Exercise details:
Find each line containing the string "script". Copy it.

Material shown:
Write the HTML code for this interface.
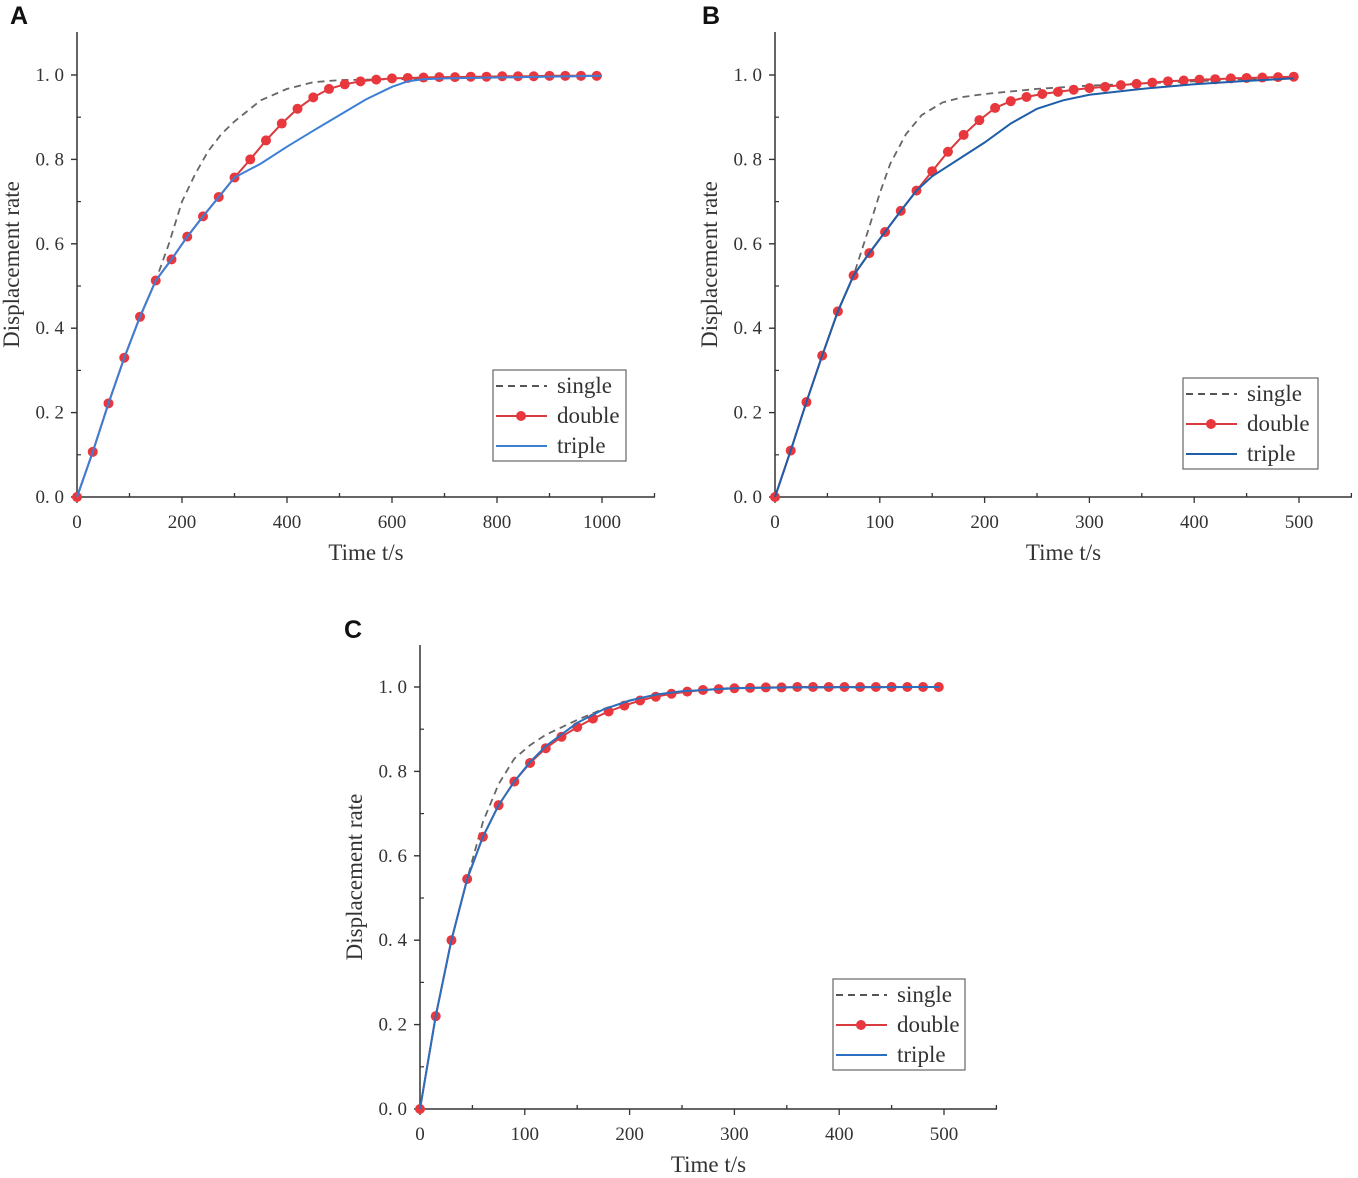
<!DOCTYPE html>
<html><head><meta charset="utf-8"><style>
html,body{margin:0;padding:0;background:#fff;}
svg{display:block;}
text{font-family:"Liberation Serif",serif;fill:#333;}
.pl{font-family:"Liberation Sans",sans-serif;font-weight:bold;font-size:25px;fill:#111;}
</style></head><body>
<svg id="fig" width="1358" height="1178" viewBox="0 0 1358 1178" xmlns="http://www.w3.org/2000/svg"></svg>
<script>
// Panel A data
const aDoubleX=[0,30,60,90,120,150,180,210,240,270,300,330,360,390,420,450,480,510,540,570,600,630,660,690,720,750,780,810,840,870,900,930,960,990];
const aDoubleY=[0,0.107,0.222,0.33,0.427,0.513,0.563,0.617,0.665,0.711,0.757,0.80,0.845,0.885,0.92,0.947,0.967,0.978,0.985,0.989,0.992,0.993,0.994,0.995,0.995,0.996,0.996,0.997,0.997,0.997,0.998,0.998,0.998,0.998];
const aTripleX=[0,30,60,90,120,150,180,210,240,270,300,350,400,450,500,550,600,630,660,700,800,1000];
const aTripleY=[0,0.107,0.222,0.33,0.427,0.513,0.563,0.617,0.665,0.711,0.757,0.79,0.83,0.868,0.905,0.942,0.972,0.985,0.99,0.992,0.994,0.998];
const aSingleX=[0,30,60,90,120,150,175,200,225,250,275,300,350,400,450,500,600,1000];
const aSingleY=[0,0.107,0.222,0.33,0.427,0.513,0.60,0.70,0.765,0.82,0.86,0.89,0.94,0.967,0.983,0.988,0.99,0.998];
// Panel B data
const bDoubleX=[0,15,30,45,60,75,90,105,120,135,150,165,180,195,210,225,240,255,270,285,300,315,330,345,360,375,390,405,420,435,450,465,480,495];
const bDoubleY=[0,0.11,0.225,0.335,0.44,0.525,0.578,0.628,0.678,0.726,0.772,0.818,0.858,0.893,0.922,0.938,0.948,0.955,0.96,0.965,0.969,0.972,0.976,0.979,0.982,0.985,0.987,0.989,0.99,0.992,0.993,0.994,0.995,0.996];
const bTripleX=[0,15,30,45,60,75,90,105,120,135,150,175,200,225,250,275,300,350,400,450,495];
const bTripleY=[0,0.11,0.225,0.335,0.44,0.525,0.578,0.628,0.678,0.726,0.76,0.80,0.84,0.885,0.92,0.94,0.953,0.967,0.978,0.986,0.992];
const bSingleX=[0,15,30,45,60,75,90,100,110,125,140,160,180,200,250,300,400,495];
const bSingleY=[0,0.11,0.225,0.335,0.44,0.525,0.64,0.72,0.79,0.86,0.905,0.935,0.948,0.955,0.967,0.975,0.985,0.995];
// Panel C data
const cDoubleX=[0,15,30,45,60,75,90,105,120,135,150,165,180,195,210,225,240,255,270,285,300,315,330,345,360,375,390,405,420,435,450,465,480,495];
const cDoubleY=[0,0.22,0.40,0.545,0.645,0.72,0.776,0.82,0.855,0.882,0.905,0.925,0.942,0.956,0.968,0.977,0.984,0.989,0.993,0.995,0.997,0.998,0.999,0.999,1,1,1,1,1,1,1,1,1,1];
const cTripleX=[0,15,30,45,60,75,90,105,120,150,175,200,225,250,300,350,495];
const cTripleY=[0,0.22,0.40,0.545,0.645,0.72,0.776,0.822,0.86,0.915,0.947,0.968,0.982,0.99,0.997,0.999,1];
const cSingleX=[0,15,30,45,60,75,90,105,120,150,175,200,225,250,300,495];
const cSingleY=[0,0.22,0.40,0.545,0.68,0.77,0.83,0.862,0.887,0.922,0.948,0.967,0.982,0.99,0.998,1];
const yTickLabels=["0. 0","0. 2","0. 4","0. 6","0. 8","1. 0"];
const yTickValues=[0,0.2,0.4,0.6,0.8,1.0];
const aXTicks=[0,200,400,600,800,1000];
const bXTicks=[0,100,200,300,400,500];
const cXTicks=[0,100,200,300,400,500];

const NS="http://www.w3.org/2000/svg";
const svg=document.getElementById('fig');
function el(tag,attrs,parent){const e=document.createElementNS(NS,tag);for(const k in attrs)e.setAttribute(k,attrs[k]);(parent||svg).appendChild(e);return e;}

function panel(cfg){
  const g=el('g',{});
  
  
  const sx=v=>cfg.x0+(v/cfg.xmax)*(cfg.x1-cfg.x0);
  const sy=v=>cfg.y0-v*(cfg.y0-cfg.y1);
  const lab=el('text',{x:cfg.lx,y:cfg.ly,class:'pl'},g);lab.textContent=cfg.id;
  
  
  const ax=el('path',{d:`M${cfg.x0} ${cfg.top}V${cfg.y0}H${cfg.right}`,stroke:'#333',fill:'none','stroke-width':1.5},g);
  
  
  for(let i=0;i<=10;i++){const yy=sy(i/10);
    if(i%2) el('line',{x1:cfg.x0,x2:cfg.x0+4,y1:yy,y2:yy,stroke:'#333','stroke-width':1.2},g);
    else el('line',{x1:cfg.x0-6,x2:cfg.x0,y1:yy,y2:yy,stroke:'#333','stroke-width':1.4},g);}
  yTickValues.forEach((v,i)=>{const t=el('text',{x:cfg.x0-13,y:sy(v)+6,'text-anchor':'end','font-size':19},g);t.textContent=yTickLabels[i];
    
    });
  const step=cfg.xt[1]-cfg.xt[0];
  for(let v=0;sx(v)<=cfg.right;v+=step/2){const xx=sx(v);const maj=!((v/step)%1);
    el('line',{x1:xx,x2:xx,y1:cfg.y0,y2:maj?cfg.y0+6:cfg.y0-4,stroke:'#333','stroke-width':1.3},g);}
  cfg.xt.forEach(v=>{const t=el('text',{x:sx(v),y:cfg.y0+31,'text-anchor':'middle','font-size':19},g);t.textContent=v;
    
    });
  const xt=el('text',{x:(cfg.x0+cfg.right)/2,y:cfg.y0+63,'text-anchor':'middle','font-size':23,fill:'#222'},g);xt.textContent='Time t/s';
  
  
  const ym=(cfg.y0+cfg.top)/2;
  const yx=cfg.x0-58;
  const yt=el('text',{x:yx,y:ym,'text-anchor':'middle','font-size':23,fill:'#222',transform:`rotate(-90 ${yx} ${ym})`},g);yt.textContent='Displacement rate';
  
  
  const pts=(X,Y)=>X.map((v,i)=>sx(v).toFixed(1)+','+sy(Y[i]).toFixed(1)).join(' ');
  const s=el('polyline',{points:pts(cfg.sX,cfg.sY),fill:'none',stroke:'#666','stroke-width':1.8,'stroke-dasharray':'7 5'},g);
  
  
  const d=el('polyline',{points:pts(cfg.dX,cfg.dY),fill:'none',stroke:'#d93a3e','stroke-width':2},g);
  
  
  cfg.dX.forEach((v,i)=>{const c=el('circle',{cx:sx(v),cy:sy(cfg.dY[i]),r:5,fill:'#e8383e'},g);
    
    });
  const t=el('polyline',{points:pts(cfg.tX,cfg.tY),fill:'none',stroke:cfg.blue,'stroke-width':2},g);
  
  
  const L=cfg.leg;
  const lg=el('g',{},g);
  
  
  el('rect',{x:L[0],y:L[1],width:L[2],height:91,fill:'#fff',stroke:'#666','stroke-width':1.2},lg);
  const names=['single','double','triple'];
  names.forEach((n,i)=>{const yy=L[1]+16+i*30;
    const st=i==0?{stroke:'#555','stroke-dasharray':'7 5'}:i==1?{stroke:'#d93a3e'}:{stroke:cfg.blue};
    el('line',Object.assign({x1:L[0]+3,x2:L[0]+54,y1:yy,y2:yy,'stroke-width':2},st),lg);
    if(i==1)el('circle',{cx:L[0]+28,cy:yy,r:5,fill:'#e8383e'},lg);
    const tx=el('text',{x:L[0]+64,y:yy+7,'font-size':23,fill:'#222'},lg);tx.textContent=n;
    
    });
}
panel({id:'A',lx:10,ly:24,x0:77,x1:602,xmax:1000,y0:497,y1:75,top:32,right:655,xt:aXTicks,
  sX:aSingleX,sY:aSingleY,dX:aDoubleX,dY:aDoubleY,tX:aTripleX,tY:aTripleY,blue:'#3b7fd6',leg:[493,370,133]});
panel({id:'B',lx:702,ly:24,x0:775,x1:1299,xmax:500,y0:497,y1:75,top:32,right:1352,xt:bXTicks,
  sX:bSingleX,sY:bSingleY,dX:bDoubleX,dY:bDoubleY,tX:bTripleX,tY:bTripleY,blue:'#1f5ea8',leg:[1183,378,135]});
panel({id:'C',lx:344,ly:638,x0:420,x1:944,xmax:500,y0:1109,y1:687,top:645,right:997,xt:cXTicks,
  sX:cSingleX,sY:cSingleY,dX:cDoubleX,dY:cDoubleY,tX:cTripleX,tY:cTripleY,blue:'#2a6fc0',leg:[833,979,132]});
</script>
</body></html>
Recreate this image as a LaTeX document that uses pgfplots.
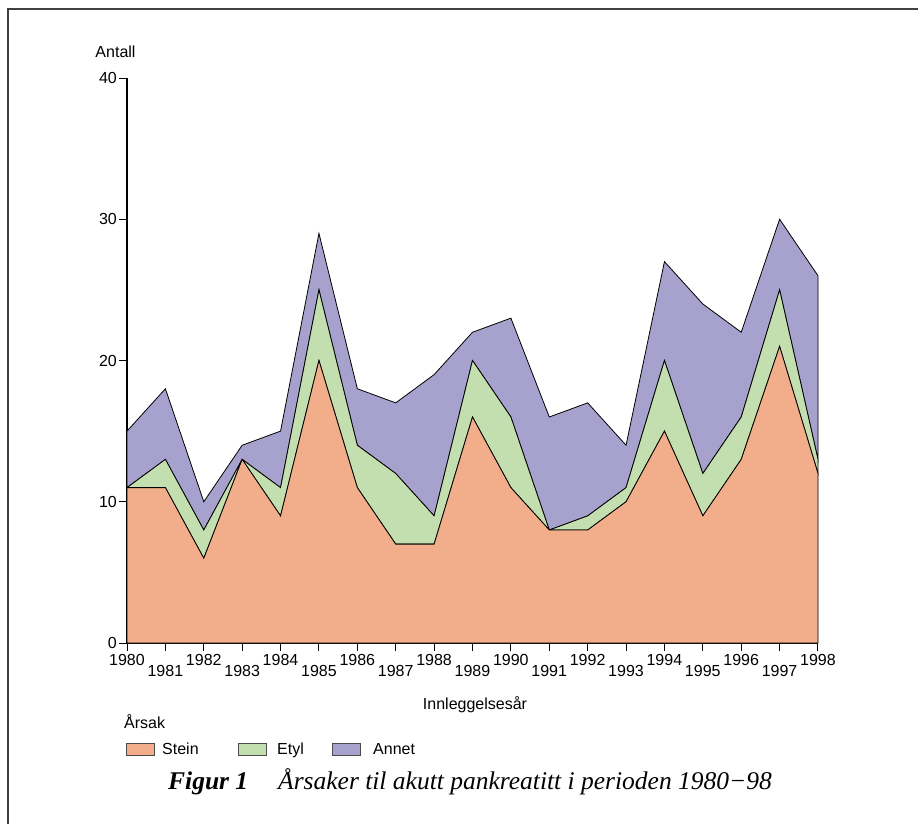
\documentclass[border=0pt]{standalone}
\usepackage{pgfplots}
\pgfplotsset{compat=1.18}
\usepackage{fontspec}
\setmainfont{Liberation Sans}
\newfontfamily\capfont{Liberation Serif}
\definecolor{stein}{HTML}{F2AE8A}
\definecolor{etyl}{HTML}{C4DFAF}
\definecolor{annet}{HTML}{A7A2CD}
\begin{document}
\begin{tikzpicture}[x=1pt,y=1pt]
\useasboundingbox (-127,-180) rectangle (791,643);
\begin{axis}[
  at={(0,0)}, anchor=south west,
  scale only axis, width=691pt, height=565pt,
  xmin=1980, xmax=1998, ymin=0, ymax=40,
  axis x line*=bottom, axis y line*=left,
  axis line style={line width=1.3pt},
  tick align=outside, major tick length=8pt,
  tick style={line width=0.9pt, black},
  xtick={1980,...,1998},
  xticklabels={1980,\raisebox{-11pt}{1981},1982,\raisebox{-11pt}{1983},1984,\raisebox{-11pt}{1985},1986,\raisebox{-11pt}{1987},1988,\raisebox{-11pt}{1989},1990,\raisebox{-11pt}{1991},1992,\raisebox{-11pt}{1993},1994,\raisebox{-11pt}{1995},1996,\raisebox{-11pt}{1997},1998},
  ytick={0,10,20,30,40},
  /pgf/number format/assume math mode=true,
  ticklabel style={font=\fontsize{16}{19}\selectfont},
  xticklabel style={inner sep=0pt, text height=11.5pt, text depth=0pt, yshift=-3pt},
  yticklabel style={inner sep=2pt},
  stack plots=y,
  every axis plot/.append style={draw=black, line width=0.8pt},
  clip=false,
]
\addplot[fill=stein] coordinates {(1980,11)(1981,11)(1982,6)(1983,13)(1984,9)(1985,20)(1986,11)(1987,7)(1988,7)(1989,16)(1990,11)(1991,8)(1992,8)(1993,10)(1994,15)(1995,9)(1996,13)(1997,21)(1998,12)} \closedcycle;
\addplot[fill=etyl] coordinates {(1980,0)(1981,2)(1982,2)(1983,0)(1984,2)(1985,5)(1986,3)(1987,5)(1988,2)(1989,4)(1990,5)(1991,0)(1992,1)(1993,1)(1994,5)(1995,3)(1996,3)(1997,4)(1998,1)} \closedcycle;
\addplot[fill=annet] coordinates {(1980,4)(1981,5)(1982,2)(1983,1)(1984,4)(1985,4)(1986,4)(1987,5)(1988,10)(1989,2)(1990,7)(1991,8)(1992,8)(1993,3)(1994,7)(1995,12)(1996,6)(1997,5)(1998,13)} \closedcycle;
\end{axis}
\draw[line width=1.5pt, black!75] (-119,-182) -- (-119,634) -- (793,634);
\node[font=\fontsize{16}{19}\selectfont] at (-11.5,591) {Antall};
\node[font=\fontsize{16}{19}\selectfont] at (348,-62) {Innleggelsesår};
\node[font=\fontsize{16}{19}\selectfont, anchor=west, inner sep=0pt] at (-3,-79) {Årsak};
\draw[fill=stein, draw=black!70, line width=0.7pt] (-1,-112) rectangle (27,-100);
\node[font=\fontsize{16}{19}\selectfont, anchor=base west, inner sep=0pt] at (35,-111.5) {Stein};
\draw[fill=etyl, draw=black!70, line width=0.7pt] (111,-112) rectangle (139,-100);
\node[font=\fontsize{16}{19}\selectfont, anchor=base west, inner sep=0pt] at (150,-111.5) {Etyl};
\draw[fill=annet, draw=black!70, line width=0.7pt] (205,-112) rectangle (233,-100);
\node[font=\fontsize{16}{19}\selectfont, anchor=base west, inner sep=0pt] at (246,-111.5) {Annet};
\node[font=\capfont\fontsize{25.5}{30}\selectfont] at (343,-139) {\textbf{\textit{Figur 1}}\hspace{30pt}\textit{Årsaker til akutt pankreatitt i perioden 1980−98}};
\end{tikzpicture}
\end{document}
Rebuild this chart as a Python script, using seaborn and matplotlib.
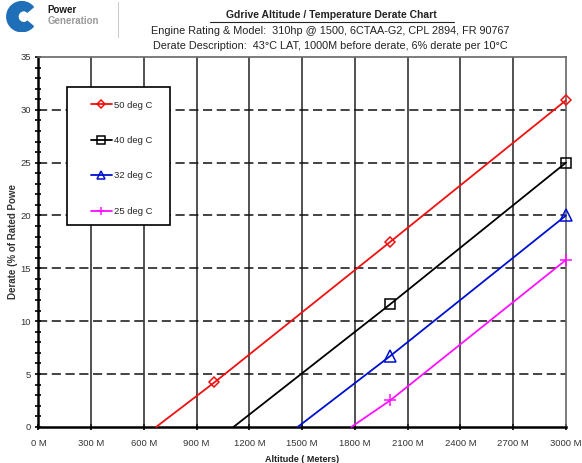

Reply:
<script>
</script>
Rebuild this chart as a Python script, using seaborn and matplotlib.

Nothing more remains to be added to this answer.